7 Weeks After
7 Weeks After
Just seven weeks after Joseph’s March 1842 Masonic initiation, Joseph introduced the LDS endowment ceremony in May 1842.
CES Letter, Page 107
Freemasonry in Nauvoo offers too little, too late to serve as the starting point and principal source of inspiration for the major doctrines and teachings relating to priesthood and temple ordinances.
Joseph Smith encouraged Nauvoo Masonry at least in part to help those who would later receive temple ordinances. For instance, Joseph Fielding, an endowed member of the Church who joined Freemasonry in Nauvoo, said: “Many have joined the Masonic institution. This seems to have been a stepping stone or preparation for something else, the true origin of Masonry” — i.e., in ancient priesthood ordinances (Cited in A. F. Ehat, “They Might Have Known,” p. 145).
One aspect of this preparation apparently had to do with the general idea of respecting covenants of confidentiality. In addition, the rituals of the Lodge enabled Mormon Masons to become familiar with symbols, forms, language, and patterns they would later encounter in the Nauvoo temple.
Although Freemasonry is not a religion and, in contrast to Latter-day Saint temple ordinances, does not claim saving power for its rites, threads relating to biblical themes of exaltation are evident in some Masonic rituals. For example, in the ceremonies of the Royal Arch degree of the York rite, candidates pass through a series of veils and eventually enter into the divine presence. Such language echoes New Testament teachings (e.g., Hebrews 6:18–20; Revelation 1:6, 3:21, 5:10).
Joseph Smith’s revelations contain many unmistakable references to significant components of priesthood and temple doctrines, authority, and ordinances. Many of these date to the early 1830s, a decade or more before the Prophet began bestowing temple blessings on the Saints in Nauvoo.

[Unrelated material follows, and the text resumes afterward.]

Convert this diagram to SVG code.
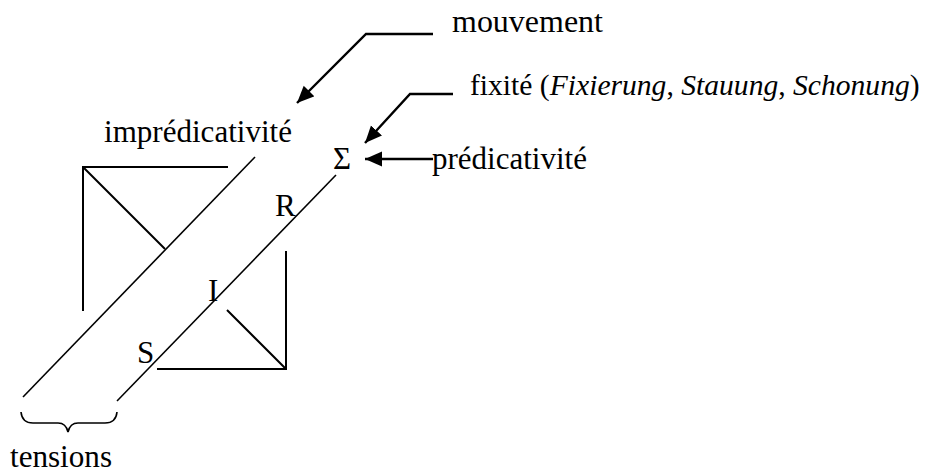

Eminent Yale literary critic Harold Bloom asserted that Smith’s “religion-making imagination” was of the “unfolding” rather than the evolving type, that his religious system did not transform so much by the incorporation of others’ ideas but by the progressive outworking of his original vision.
The Nauvoo temple ordinances should not be regarded as a new and surprising development so much as the full-fledged blossoming of ideas and priesthood authority that had already budded in Kirtland — or even, arguably, when Joseph Smith experienced his First Vision, which Don Bradley sees as Joseph Smith’s initiation as a seer and as constituting a kind of heavenly endowment.
Given Joseph Smith’s reluctance to share the details of the most sacred events and doctrines publicly, it is certainly possible he received specific knowledge about some temple matters even earlier than can be now documented. These matters include: 1) the narrative backbone, clothing, and covenants of the modern temple endowment, especially as described in the book of Moses (1830-1831); 2) the sequence of blessings of the oath and covenant of the priesthood described in D&C 84 (1832); and 3) priesthood keys and symbols expressed in keywords, names, signs, and tokens (from 1829).